- CHALLENGE
Omit all pictures. Copy the rest of the material exactly.

## Begin DATA SHOWN

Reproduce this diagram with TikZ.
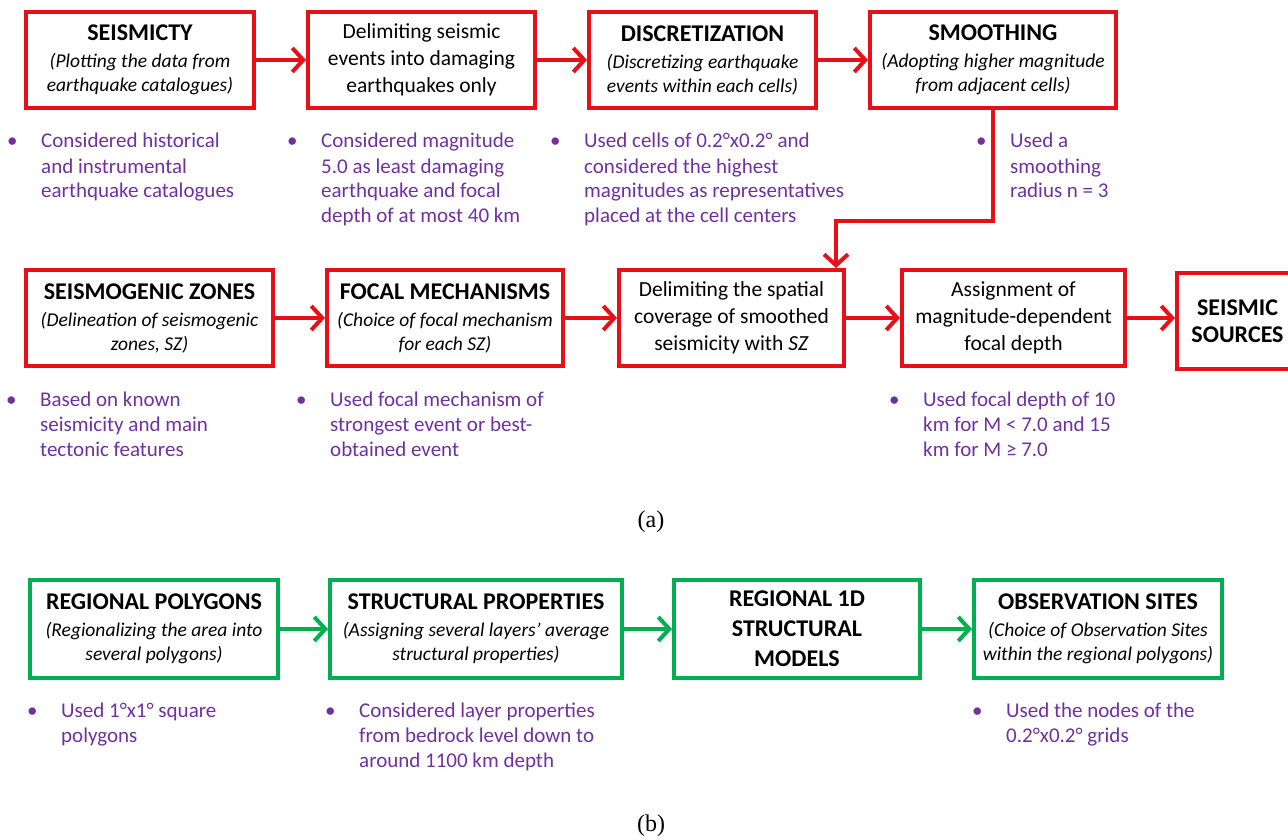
\documentclass[tikz,border=0pt]{standalone}
\usepackage{fontspec}
\setmainfont{Carlito}
\newfontfamily\capfont{Liberation Serif}
\usetikzlibrary{arrows.meta}
\definecolor{boxred}{RGB}{232,16,24}
\definecolor{boxgreen}{RGB}{0,176,80}
\definecolor{notepurple}{RGB}{112,48,160}
\newcommand{\boxhead}[1]{{\fontsize{24}{27}\selectfont\bfseries #1}}
\newcommand{\boxsub}[1]{{\fontsize{19.5}{23}\selectfont\itshape #1}}
\newcommand{\notelist}[1]{\begin{tabular}[t]{@{}p{34pt}@{}l@{}}\textbullet & #1\end{tabular}}

\begin{document}
\begin{tikzpicture}[x=1pt, y=-1pt,
    redbox/.style={draw=boxred, line width=4pt, minimum height=96pt, align=center, inner sep=2pt, font=\fontsize{21.5}{27}\selectfont},
    greenbox/.style={redbox, draw=boxgreen, minimum height=98pt},
    redarrow/.style={draw=boxred, line width=4pt, -{Straight Barb[length=11pt,width=24pt]}},
    greenarrow/.style={redarrow, draw=boxgreen},
    note/.style={anchor=base west, inner sep=0pt, text=notepurple, font=\fontsize{21}{25}\selectfont},
    figlabel/.style={font=\capfont\fontsize{24}{28}\selectfont}]
    \clip (0,0) rectangle (1288,840);

    % (a) seismic sources
    \node[redbox, minimum width=228pt] (seis) at (140,60) {\boxhead{SEISMICTY}\\ \boxsub{(Plotting the data from}\\[-3pt] \boxsub{earthquake catalogues)}};
    \node[redbox, minimum width=227pt] (delim) at (421.5,60) {Delimiting seismic\\ events into damaging\\ earthquakes only};
    \node[redbox, minimum width=227pt] (disc) at (702.5,60) {\boxhead{DISCRETIZATION}\\ \boxsub{(Discretizing earthquake}\\[-3pt] \boxsub{events within each cells)}};
    \node[redbox, minimum width=246pt] (smooth) at (993,60) {\boxhead{SMOOTHING}\\ \boxsub{(Adopting higher magnitude}\\[-3pt] \boxsub{from adjacent cells)}};

    \node[redbox, minimum width=247pt] (zones) at (149.5,318) {\boxhead{SEISMOGENIC ZONES}\\ \boxsub{(Delineation of seismogenic}\\[-3pt] \boxsub{zones, SZ)}};
    \node[redbox, minimum width=236pt] (focal) at (445,318) {\boxhead{FOCAL MECHANISMS}\\ \boxsub{(Choice of focal mechanism}\\[-3pt] \boxsub{for each SZ)}};
    \node[redbox, minimum width=225pt] (cover) at (731.5,318) {Delimiting the spatial\\ coverage of smoothed\\ seismicity with \textit{SZ}};
    \node[redbox, minimum width=223pt] (assign) at (1013.5,318) {Assignment of\\ magnitude-dependent\\ focal depth};
    \node[redbox, minimum width=121pt] (sources) at (1237.5,321) {\boxhead{SEISMIC}\\ \boxhead{SOURCES}};

    \draw[redarrow] (seis) -- (delim);
    \draw[redarrow] (delim) -- (disc);
    \draw[redarrow] (disc) -- (smooth);
    \coordinate (bend) at (836,221);
    \draw[redarrow] (smooth.south) |- (bend) -- ([xshift=-10pt]cover.north east);
    \draw[redarrow] (zones) -- (focal);
    \draw[redarrow] (focal) -- (cover);
    \draw[redarrow] (cover) -- (assign);
    \draw[redarrow] (assign.east) -- (assign.east -| sources.west);

    \node[note] (n1) at (7,148) {\notelist{Considered historical\\ & and instrumental\\ & earthquake catalogues}};
    \node[note] (n2) at (287,148) {\notelist{Considered magnitude\\ & 5.0 as least damaging\\ & earthquake and focal\\ & depth of at most 40 km}};
    \node[note] (n3) at (550,148) {\notelist{Used cells of 0.2°x0.2° and\\ & considered the highest\\ & magnitudes as representatives\\ & placed at the cell centers}};
    \node[note] (n4) at (976,148) {\notelist{Used a\\ & smoothing\\ & radius n = 3}};
    \node[note] (n5) at (6,406) {\notelist{Based on known\\ & seismicity and main\\ & tectonic features}};
    \node[note] (n6) at (296,406) {\notelist{Used focal mechanism of\\ & strongest event or best-\\ & obtained event}};
    \node[note] (n7) at (889,406) {\notelist{Used focal depth of 10\\ & km for M < 7.0 and 15\\ & km for M ≥ 7.0}};

    \node[figlabel] (capa) at (651,522) {(a)};

    % (b) structural models
    \node[greenbox, minimum width=248pt] (poly) at (154,629) {\boxhead{REGIONAL POLYGONS}\\ \boxsub{(Regionalizing the area into}\\[-3pt] \boxsub{several polygons)}};
    \node[greenbox, minimum width=292pt] (struct) at (476,629) {\boxhead{STRUCTURAL PROPERTIES}\\ \boxsub{(Assigning several layers’ average}\\[-3pt] \boxsub{structural properties)}};
    \node[greenbox, minimum width=246pt, font=\fontsize{24}{30}\selectfont\bfseries] (model) at (797,629) {REGIONAL 1D\\ STRUCTURAL\\ MODELS};
    \node[greenbox, minimum width=248pt] (obs) at (1098,629) {\boxhead{OBSERVATION SITES}\\ \boxsub{(Choice of Observation Sites}\\[-3pt] \boxsub{within the regional polygons)}};

    \draw[greenarrow] (poly) -- (struct);
    \draw[greenarrow] (struct) -- (model);
    \draw[greenarrow] (model) -- (obs);

    \node[note] (n8) at (27,717) {\notelist{Used 1°x1° square\\ & polygons}};
    \node[note] (n9) at (325,717) {\notelist{Considered layer properties\\ & from bedrock level down to\\ & around 1100 km depth}};
    \node[note] (n10) at (972,717) {\notelist{Used the nodes of the\\ & 0.2°x0.2° grids}};

    \node[figlabel] (capb) at (651,826) {(b)};
\end{tikzpicture}
\end{document}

## End DATA SHOWN

- EXPECTED ANSWER
Reproduce this diagram with TikZ.
\documentclass[tikz,border=0pt]{standalone}
\usepackage{fontspec}
\setmainfont{Carlito}
\newfontfamily\capfont{Liberation Serif}
\usetikzlibrary{arrows.meta}
\definecolor{boxred}{RGB}{232,16,24}
\definecolor{boxgreen}{RGB}{0,176,80}
\definecolor{notepurple}{RGB}{112,48,160}
\newcommand{\boxhead}[1]{{\fontsize{24}{27}\selectfont\bfseries #1}}
\newcommand{\boxsub}[1]{{\fontsize{19.5}{23}\selectfont\itshape #1}}
\newcommand{\notelist}[1]{\begin{tabular}[t]{@{}p{34pt}@{}l@{}}\textbullet & #1\end{tabular}}

\begin{document}
\begin{tikzpicture}[x=1pt, y=-1pt,
    redbox/.style={draw=boxred, line width=4pt, minimum height=96pt, align=center, inner sep=2pt, font=\fontsize{21.5}{27}\selectfont},
    greenbox/.style={redbox, draw=boxgreen, minimum height=98pt},
    redarrow/.style={draw=boxred, line width=4pt, -{Straight Barb[length=11pt,width=24pt]}},
    greenarrow/.style={redarrow, draw=boxgreen},
    note/.style={anchor=base west, inner sep=0pt, text=notepurple, font=\fontsize{21}{25}\selectfont},
    figlabel/.style={font=\capfont\fontsize{24}{28}\selectfont}]
    \clip (0,0) rectangle (1288,840);

    % (a) seismic sources
    \node[redbox, minimum width=228pt] (seis) at (140,60) {\boxhead{SEISMICTY}\\ \boxsub{(Plotting the data from}\\[-3pt] \boxsub{earthquake catalogues)}};
    \node[redbox, minimum width=227pt] (delim) at (421.5,60) {Delimiting seismic\\ events into damaging\\ earthquakes only};
    \node[redbox, minimum width=227pt] (disc) at (702.5,60) {\boxhead{DISCRETIZATION}\\ \boxsub{(Discretizing earthquake}\\[-3pt] \boxsub{events within each cells)}};
    \node[redbox, minimum width=246pt] (smooth) at (993,60) {\boxhead{SMOOTHING}\\ \boxsub{(Adopting higher magnitude}\\[-3pt] \boxsub{from adjacent cells)}};

    \node[redbox, minimum width=247pt] (zones) at (149.5,318) {\boxhead{SEISMOGENIC ZONES}\\ \boxsub{(Delineation of seismogenic}\\[-3pt] \boxsub{zones, SZ)}};
    \node[redbox, minimum width=236pt] (focal) at (445,318) {\boxhead{FOCAL MECHANISMS}\\ \boxsub{(Choice of focal mechanism}\\[-3pt] \boxsub{for each SZ)}};
    \node[redbox, minimum width=225pt] (cover) at (731.5,318) {Delimiting the spatial\\ coverage of smoothed\\ seismicity with \textit{SZ}};
    \node[redbox, minimum width=223pt] (assign) at (1013.5,318) {Assignment of\\ magnitude-dependent\\ focal depth};
    \node[redbox, minimum width=121pt] (sources) at (1237.5,321) {\boxhead{SEISMIC}\\ \boxhead{SOURCES}};

    \draw[redarrow] (seis) -- (delim);
    \draw[redarrow] (delim) -- (disc);
    \draw[redarrow] (disc) -- (smooth);
    \coordinate (bend) at (836,221);
    \draw[redarrow] (smooth.south) |- (bend) -- ([xshift=-10pt]cover.north east);
    \draw[redarrow] (zones) -- (focal);
    \draw[redarrow] (focal) -- (cover);
    \draw[redarrow] (cover) -- (assign);
    \draw[redarrow] (assign.east) -- (assign.east -| sources.west);

    \node[note] (n1) at (7,148) {\notelist{Considered historical\\ & and instrumental\\ & earthquake catalogues}};
    \node[note] (n2) at (287,148) {\notelist{Considered magnitude\\ & 5.0 as least damaging\\ & earthquake and focal\\ & depth of at most 40 km}};
    \node[note] (n3) at (550,148) {\notelist{Used cells of 0.2°x0.2° and\\ & considered the highest\\ & magnitudes as representatives\\ & placed at the cell centers}};
    \node[note] (n4) at (976,148) {\notelist{Used a\\ & smoothing\\ & radius n = 3}};
    \node[note] (n5) at (6,406) {\notelist{Based on known\\ & seismicity and main\\ & tectonic features}};
    \node[note] (n6) at (296,406) {\notelist{Used focal mechanism of\\ & strongest event or best-\\ & obtained event}};
    \node[note] (n7) at (889,406) {\notelist{Used focal depth of 10\\ & km for M < 7.0 and 15\\ & km for M ≥ 7.0}};

    \node[figlabel] (capa) at (651,522) {(a)};

    % (b) structural models
    \node[greenbox, minimum width=248pt] (poly) at (154,629) {\boxhead{REGIONAL POLYGONS}\\ \boxsub{(Regionalizing the area into}\\[-3pt] \boxsub{several polygons)}};
    \node[greenbox, minimum width=292pt] (struct) at (476,629) {\boxhead{STRUCTURAL PROPERTIES}\\ \boxsub{(Assigning several layers’ average}\\[-3pt] \boxsub{structural properties)}};
    \node[greenbox, minimum width=246pt, font=\fontsize{24}{30}\selectfont\bfseries] (model) at (797,629) {REGIONAL 1D\\ STRUCTURAL\\ MODELS};
    \node[greenbox, minimum width=248pt] (obs) at (1098,629) {\boxhead{OBSERVATION SITES}\\ \boxsub{(Choice of Observation Sites}\\[-3pt] \boxsub{within the regional polygons)}};

    \draw[greenarrow] (poly) -- (struct);
    \draw[greenarrow] (struct) -- (model);
    \draw[greenarrow] (model) -- (obs);

    \node[note] (n8) at (27,717) {\notelist{Used 1°x1° square\\ & polygons}};
    \node[note] (n9) at (325,717) {\notelist{Considered layer properties\\ & from bedrock level down to\\ & around 1100 km depth}};
    \node[note] (n10) at (972,717) {\notelist{Used the nodes of the\\ & 0.2°x0.2° grids}};

    \node[figlabel] (capb) at (651,826) {(b)};
\end{tikzpicture}
\end{document}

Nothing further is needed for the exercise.